• What to produce
Report the number of lines that hold the string "matplotlib". Leave out any other text.

• Given information
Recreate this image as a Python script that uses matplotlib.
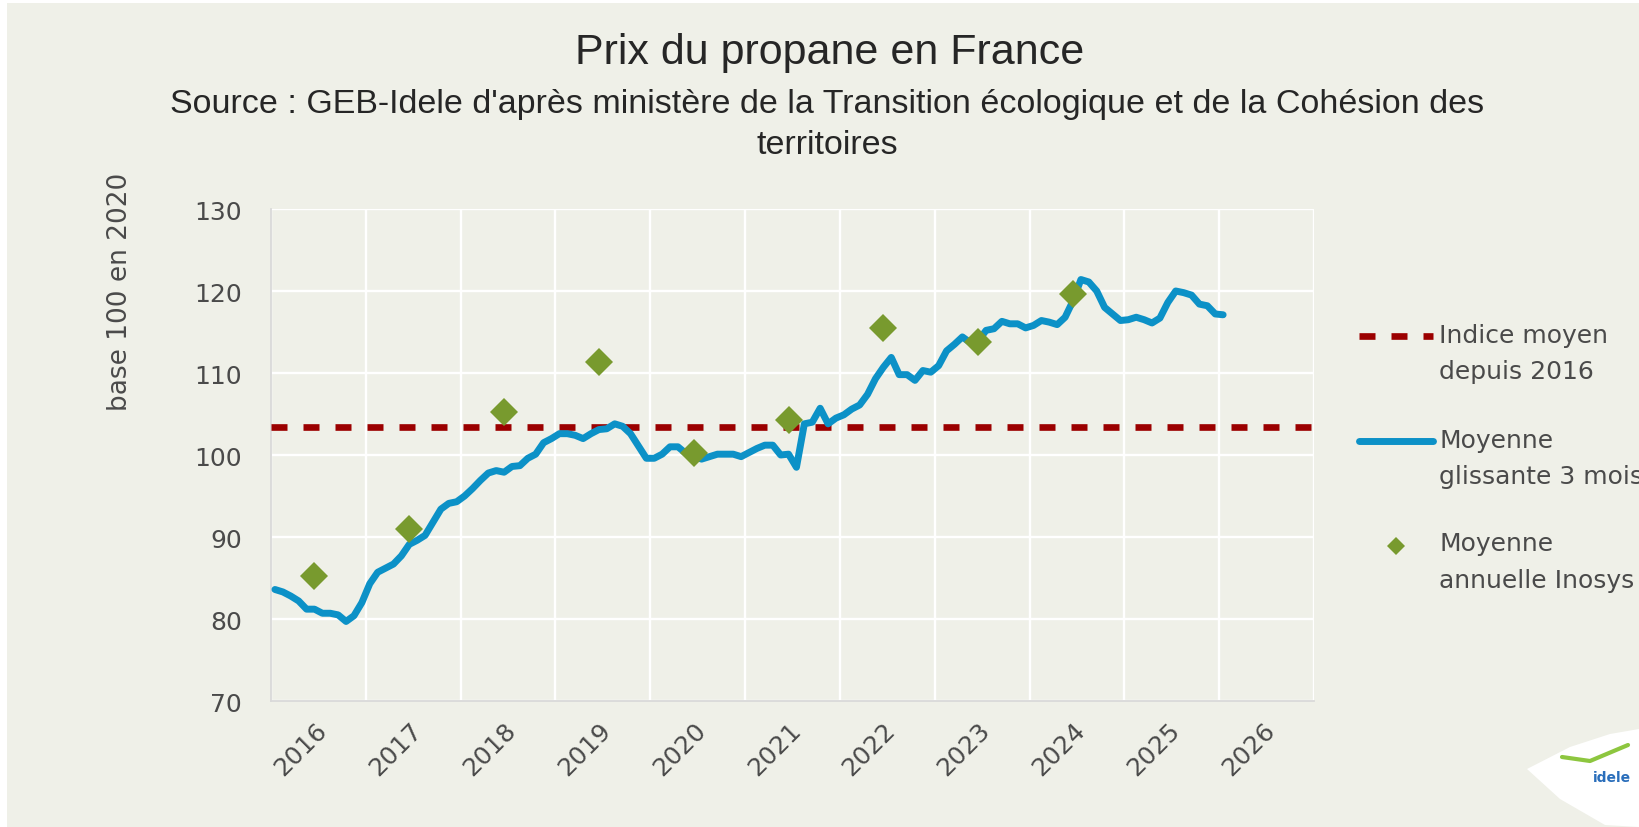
import matplotlib
matplotlib.use("Agg")
import matplotlib.pyplot as plt
from matplotlib.lines import Line2D
from matplotlib.patches import Rectangle, Polygon

# ---------------- data ----------------
start_year = 2016
year_labels = ["2016", "2017", "2018", "2019", "2020", "2021",
               "2022", "2023", "2024", "2025", "2026"]
y_ticks = [70, 80, 90, 100, 110, 120, 130]

# Moyenne glissante 3 mois (monthly, Jan 2016 -> Jan 2026), base 100 en 2020
rolling_3m = [
    83.6, 83.3, 82.8, 82.2, 81.2, 81.2, 80.7, 80.7, 80.5, 79.7, 80.4, 82.0,   # 2016
    84.3, 85.7, 86.2, 86.7, 87.7, 89.1, 89.6, 90.2, 91.8, 93.4, 94.1, 94.3,   # 2017
    95.0, 95.9, 96.9, 97.8, 98.1, 97.9, 98.6, 98.7, 99.6, 100.1, 101.5, 102.0,  # 2018
    102.6, 102.6, 102.4, 102.0, 102.6, 103.1, 103.2, 103.8, 103.5, 102.6, 101.1, 99.6,  # 2019
    99.6, 100.1, 101.0, 101.0, 100.2, 99.8, 99.5, 99.8, 100.1, 100.1, 100.1, 99.8,  # 2020
    100.3, 100.8, 101.2, 101.2, 100.0, 100.1, 98.5, 103.8, 104.0, 105.7, 103.8, 104.5,  # 2021
    104.9, 105.6, 106.1, 107.4, 109.3, 110.7, 111.9, 109.8, 109.8, 109.1, 110.3, 110.1,  # 2022
    110.9, 112.7, 113.5, 114.4, 113.7, 113.9, 115.2, 115.4, 116.3, 116.0, 116.0, 115.5,  # 2023
    115.8, 116.4, 116.2, 115.9, 116.8, 118.8, 121.4, 121.1, 120.0, 118.0, 117.2, 116.4,  # 2024
    116.5, 116.8, 116.5, 116.1, 116.7, 118.6, 120.0, 119.8, 119.5, 118.4, 118.2, 117.2,  # 2025
    117.1,                                                                      # 2026
]

# Moyenne annuelle Inosys
annual_years = [2016, 2017, 2018, 2019, 2020, 2021, 2022, 2023, 2024]
annual_values = [85.2, 91.0, 105.3, 111.4, 100.2, 104.3, 115.5, 113.8, 119.6]

# Indice moyen depuis 2016
mean_index = 103.4

# ---------------- style ----------------
BG = "#EFF0E8"
BLUE = "#0C91C7"
RED = "#9B0000"
GREEN = "#789A2E"
TXT = "#4A4A4A"
W, H = 1639, 828

fig = plt.figure(figsize=(W / 100, H / 100), dpi=100, facecolor="white")
fig.patches.append(Rectangle((7 / W, 0), 1, 1 - 4 / H, transform=fig.transFigure,
                             facecolor=BG, edgecolor="none", zorder=-10))

ax = fig.add_axes([271 / W, 1 - 702 / H, 1043 / W, 492 / H])
ax.set_zorder(2)
ax.set_facecolor(BG)

x_month = [start_year + (i + 0.5) / 12 for i in range(len(rolling_3m))]
x_annual = [y + 5.5 / 12 for y in annual_years]
x_min, x_max = start_year, start_year + len(year_labels)

ax.plot([x_min, x_max], [mean_index, mean_index], color=RED, lw=4.8,
        linestyle=(0, (2.4, 2.4)), dash_capstyle="butt", zorder=3)
ax.plot(x_month, rolling_3m, color=BLUE, lw=5.0, solid_joinstyle="round",
        solid_capstyle="round", zorder=4)
ax.plot(x_annual, annual_values, linestyle="none", marker="D", markersize=14.5,
        color=GREEN, markeredgewidth=0, zorder=5)

ax.set_xlim(x_min, x_max)
ax.set_ylim(70, 130)
ax.set_yticks(y_ticks)
ax.set_xticks(range(x_min, x_max + 1))
ax.set_xticklabels([])
ax.set_xticks([start_year + i + 0.547 for i in range(len(year_labels))], minor=True)
ax.set_xticklabels(year_labels, minor=True, rotation=45, ha="right", va="center",
                   rotation_mode="anchor", fontsize=18, color=TXT)
ax.tick_params(axis="x", which="both", length=0)
ax.tick_params(axis="x", which="minor", pad=18)
ax.tick_params(axis="y", length=0, pad=21, labelsize=18, labelcolor=TXT)
ax.grid(True, which="major", color="white", lw=1.7)
ax.set_axisbelow(True)
for s in ["top", "right"]:
    ax.spines[s].set_visible(False)
for s in ["left", "bottom"]:
    ax.spines[s].set_color("#D9D9D9")
    ax.spines[s].set_linewidth(1.3)

fig.text(120 / W, 1 - 292 / H, "base 100 en 2020", rotation=90, ha="center",
         va="center", fontsize=19, color=TXT)

# titles
fig.text(830 / W, 1 - 53 / H, "Prix du propane en France", ha="center", va="center",
         fontsize=31, color="#262626", family=["Liberation Sans", "DejaVu Sans"])
fig.text(827 / W, 1 - 125 / H,
         "Source : GEB-Idele d'après ministère de la Transition écologique et de la Cohésion des\nterritoires",
         ha="center", va="center", multialignment="center", fontsize=24.5, linespacing=1.45,
         color="#262626", family=["Liberation Sans", "DejaVu Sans"])

# legend (drawn at right of the plot)
lx0, lx1, tx = 1359 / W, 1433 / W, 1439 / W
fig.add_artist(Line2D([lx0, lx1], [1 - 337 / H] * 2, transform=fig.transFigure,
                      color=RED, lw=4.8, linestyle=(0, (2.4, 2.4))))
fig.text(tx, 1 - 354 / H, "Indice moyen\ndepuis 2016", ha="left", va="center",
         fontsize=18, color=TXT, linespacing=1.65)
fig.add_artist(Line2D([lx0, lx1], [1 - 441.7 / H] * 2, transform=fig.transFigure,
                      color=BLUE, lw=5.0, solid_capstyle="round"))
fig.text(tx, 1 - 459 / H, "Moyenne\nglissante 3 mois", ha="left", va="center",
         fontsize=18, color=TXT, linespacing=1.65)
fig.add_artist(Line2D([1396 / W], [1 - 546.7 / H], transform=fig.transFigure,
                      marker="D", markersize=9.5, color=GREEN, markeredgewidth=0,
                      linestyle="none"))
fig.text(tx, 1 - 562.5 / H, "Moyenne\nannuelle Inosys", ha="left", va="center",
         fontsize=18, color=TXT, linespacing=1.65)

# logo badge
logo = [(1527, 770), (1570, 748), (1610, 735), (1639, 730), (1639, 828), (1605, 826),
        (1560, 800)]
fig.patches.append(Polygon([(x / W, 1 - y / H) for x, y in logo], closed=True,
                           transform=fig.transFigure, facecolor="white",
                           edgecolor="none", zorder=1))
fig.add_artist(Line2D([1562 / W, 1590 / W, 1628 / W], [1 - 758 / H, 1 - 762 / H, 1 - 746 / H],
                      transform=fig.transFigure, color="#8DC63F", lw=3,
                      solid_capstyle="round"))
fig.text(1612 / W, 1 - 778 / H, "idele", ha="center", va="center", fontsize=10,
         fontweight="bold", color="#2A6EBB")

fig.savefig("out.png", dpi=100, facecolor=fig.get_facecolor())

• Solution to this problem
6